***** Information shown

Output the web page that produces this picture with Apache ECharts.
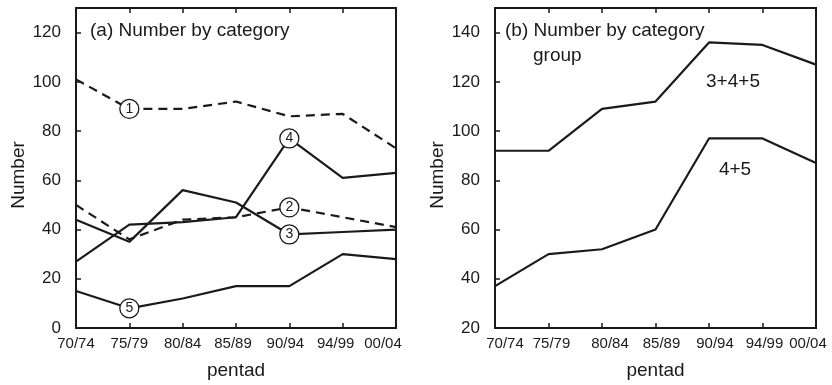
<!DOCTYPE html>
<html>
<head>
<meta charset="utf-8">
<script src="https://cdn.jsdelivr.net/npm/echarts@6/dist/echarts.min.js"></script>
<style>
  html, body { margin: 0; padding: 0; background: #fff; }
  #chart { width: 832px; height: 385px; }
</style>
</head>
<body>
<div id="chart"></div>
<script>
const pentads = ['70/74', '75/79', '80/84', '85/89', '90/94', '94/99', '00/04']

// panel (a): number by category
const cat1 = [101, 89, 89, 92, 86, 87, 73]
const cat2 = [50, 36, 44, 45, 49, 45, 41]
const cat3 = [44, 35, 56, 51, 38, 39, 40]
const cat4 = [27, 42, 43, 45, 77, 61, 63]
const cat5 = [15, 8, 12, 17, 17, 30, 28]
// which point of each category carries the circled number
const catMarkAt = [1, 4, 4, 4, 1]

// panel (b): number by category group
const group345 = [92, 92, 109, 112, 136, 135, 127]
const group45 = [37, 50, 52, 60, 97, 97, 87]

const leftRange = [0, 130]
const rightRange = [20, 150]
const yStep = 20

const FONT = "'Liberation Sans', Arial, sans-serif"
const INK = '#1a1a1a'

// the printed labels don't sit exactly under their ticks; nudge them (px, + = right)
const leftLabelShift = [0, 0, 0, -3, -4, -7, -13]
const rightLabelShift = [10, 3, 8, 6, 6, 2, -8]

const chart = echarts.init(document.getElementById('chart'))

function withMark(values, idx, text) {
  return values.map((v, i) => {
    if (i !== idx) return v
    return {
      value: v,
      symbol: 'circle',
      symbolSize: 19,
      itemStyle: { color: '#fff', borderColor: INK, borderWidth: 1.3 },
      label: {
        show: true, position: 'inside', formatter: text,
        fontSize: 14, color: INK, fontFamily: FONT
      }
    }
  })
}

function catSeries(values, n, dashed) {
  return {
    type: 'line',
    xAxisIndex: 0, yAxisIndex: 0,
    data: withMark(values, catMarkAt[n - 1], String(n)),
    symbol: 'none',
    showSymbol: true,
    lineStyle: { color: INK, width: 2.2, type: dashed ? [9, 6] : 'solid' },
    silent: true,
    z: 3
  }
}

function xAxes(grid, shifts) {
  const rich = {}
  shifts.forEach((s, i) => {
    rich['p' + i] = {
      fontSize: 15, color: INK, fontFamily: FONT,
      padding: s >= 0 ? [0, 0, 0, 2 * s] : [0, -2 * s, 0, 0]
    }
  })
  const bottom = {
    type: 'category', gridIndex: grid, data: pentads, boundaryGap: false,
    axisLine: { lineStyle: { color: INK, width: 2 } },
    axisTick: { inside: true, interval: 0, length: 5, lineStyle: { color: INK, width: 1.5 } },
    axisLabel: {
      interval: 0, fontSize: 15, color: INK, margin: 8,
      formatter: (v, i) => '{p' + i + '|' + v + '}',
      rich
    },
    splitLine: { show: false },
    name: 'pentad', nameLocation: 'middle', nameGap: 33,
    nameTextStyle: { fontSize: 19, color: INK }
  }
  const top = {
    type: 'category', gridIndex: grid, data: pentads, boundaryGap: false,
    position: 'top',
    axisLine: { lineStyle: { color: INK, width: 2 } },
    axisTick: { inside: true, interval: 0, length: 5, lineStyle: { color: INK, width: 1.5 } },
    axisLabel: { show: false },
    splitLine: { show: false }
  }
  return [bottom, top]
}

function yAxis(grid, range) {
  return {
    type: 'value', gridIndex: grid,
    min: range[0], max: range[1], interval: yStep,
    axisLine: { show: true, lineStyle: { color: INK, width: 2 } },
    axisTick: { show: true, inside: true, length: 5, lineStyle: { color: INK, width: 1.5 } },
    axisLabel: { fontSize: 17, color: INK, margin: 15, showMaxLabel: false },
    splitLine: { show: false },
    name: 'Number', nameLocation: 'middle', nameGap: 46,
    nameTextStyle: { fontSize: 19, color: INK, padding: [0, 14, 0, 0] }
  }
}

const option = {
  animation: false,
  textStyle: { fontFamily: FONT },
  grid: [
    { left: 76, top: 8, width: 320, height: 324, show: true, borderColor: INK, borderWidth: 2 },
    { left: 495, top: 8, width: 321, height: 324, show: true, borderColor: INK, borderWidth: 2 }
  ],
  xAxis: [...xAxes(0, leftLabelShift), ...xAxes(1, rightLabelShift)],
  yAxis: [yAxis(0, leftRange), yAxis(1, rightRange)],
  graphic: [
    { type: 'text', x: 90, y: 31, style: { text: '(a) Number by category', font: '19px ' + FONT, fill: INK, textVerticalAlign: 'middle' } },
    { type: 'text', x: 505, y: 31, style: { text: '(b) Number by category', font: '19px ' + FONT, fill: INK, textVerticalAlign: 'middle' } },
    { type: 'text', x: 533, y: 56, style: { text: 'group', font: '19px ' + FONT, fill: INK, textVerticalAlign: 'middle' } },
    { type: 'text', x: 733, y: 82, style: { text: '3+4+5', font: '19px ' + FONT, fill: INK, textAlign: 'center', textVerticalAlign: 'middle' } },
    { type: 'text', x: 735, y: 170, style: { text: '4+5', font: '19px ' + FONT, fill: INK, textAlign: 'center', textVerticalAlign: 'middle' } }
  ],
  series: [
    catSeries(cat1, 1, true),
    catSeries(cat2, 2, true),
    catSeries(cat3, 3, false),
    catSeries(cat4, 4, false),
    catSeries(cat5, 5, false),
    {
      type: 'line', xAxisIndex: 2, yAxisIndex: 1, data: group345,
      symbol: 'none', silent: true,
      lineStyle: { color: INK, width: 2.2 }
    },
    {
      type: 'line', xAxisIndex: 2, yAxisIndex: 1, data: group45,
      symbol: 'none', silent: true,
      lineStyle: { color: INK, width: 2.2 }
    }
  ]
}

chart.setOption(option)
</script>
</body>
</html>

**********

▸ Set problem: Every line of the data should be copied as it stands, without the images.

▸ Complete answer:
Output the web page that produces this picture with Apache ECharts.
<!DOCTYPE html>
<html>
<head>
<meta charset="utf-8">
<script src="https://cdn.jsdelivr.net/npm/echarts@6/dist/echarts.min.js"></script>
<style>
  html, body { margin: 0; padding: 0; background: #fff; }
  #chart { width: 832px; height: 385px; }
</style>
</head>
<body>
<div id="chart"></div>
<script>
const pentads = ['70/74', '75/79', '80/84', '85/89', '90/94', '94/99', '00/04']

// panel (a): number by category
const cat1 = [101, 89, 89, 92, 86, 87, 73]
const cat2 = [50, 36, 44, 45, 49, 45, 41]
const cat3 = [44, 35, 56, 51, 38, 39, 40]
const cat4 = [27, 42, 43, 45, 77, 61, 63]
const cat5 = [15, 8, 12, 17, 17, 30, 28]
// which point of each category carries the circled number
const catMarkAt = [1, 4, 4, 4, 1]

// panel (b): number by category group
const group345 = [92, 92, 109, 112, 136, 135, 127]
const group45 = [37, 50, 52, 60, 97, 97, 87]

const leftRange = [0, 130]
const rightRange = [20, 150]
const yStep = 20

const FONT = "'Liberation Sans', Arial, sans-serif"
const INK = '#1a1a1a'

// the printed labels don't sit exactly under their ticks; nudge them (px, + = right)
const leftLabelShift = [0, 0, 0, -3, -4, -7, -13]
const rightLabelShift = [10, 3, 8, 6, 6, 2, -8]

const chart = echarts.init(document.getElementById('chart'))

function withMark(values, idx, text) {
  return values.map((v, i) => {
    if (i !== idx) return v
    return {
      value: v,
      symbol: 'circle',
      symbolSize: 19,
      itemStyle: { color: '#fff', borderColor: INK, borderWidth: 1.3 },
      label: {
        show: true, position: 'inside', formatter: text,
        fontSize: 14, color: INK, fontFamily: FONT
      }
    }
  })
}

function catSeries(values, n, dashed) {
  return {
    type: 'line',
    xAxisIndex: 0, yAxisIndex: 0,
    data: withMark(values, catMarkAt[n - 1], String(n)),
    symbol: 'none',
    showSymbol: true,
    lineStyle: { color: INK, width: 2.2, type: dashed ? [9, 6] : 'solid' },
    silent: true,
    z: 3
  }
}

function xAxes(grid, shifts) {
  const rich = {}
  shifts.forEach((s, i) => {
    rich['p' + i] = {
      fontSize: 15, color: INK, fontFamily: FONT,
      padding: s >= 0 ? [0, 0, 0, 2 * s] : [0, -2 * s, 0, 0]
    }
  })
  const bottom = {
    type: 'category', gridIndex: grid, data: pentads, boundaryGap: false,
    axisLine: { lineStyle: { color: INK, width: 2 } },
    axisTick: { inside: true, interval: 0, length: 5, lineStyle: { color: INK, width: 1.5 } },
    axisLabel: {
      interval: 0, fontSize: 15, color: INK, margin: 8,
      formatter: (v, i) => '{p' + i + '|' + v + '}',
      rich
    },
    splitLine: { show: false },
    name: 'pentad', nameLocation: 'middle', nameGap: 33,
    nameTextStyle: { fontSize: 19, color: INK }
  }
  const top = {
    type: 'category', gridIndex: grid, data: pentads, boundaryGap: false,
    position: 'top',
    axisLine: { lineStyle: { color: INK, width: 2 } },
    axisTick: { inside: true, interval: 0, length: 5, lineStyle: { color: INK, width: 1.5 } },
    axisLabel: { show: false },
    splitLine: { show: false }
  }
  return [bottom, top]
}

function yAxis(grid, range) {
  return {
    type: 'value', gridIndex: grid,
    min: range[0], max: range[1], interval: yStep,
    axisLine: { show: true, lineStyle: { color: INK, width: 2 } },
    axisTick: { show: true, inside: true, length: 5, lineStyle: { color: INK, width: 1.5 } },
    axisLabel: { fontSize: 17, color: INK, margin: 15, showMaxLabel: false },
    splitLine: { show: false },
    name: 'Number', nameLocation: 'middle', nameGap: 46,
    nameTextStyle: { fontSize: 19, color: INK, padding: [0, 14, 0, 0] }
  }
}

const option = {
  animation: false,
  textStyle: { fontFamily: FONT },
  grid: [
    { left: 76, top: 8, width: 320, height: 324, show: true, borderColor: INK, borderWidth: 2 },
    { left: 495, top: 8, width: 321, height: 324, show: true, borderColor: INK, borderWidth: 2 }
  ],
  xAxis: [...xAxes(0, leftLabelShift), ...xAxes(1, rightLabelShift)],
  yAxis: [yAxis(0, leftRange), yAxis(1, rightRange)],
  graphic: [
    { type: 'text', x: 90, y: 31, style: { text: '(a) Number by category', font: '19px ' + FONT, fill: INK, textVerticalAlign: 'middle' } },
    { type: 'text', x: 505, y: 31, style: { text: '(b) Number by category', font: '19px ' + FONT, fill: INK, textVerticalAlign: 'middle' } },
    { type: 'text', x: 533, y: 56, style: { text: 'group', font: '19px ' + FONT, fill: INK, textVerticalAlign: 'middle' } },
    { type: 'text', x: 733, y: 82, style: { text: '3+4+5', font: '19px ' + FONT, fill: INK, textAlign: 'center', textVerticalAlign: 'middle' } },
    { type: 'text', x: 735, y: 170, style: { text: '4+5', font: '19px ' + FONT, fill: INK, textAlign: 'center', textVerticalAlign: 'middle' } }
  ],
  series: [
    catSeries(cat1, 1, true),
    catSeries(cat2, 2, true),
    catSeries(cat3, 3, false),
    catSeries(cat4, 4, false),
    catSeries(cat5, 5, false),
    {
      type: 'line', xAxisIndex: 2, yAxisIndex: 1, data: group345,
      symbol: 'none', silent: true,
      lineStyle: { color: INK, width: 2.2 }
    },
    {
      type: 'line', xAxisIndex: 2, yAxisIndex: 1, data: group45,
      symbol: 'none', silent: true,
      lineStyle: { color: INK, width: 2.2 }
    }
  ]
}

chart.setOption(option)
</script>
</body>
</html>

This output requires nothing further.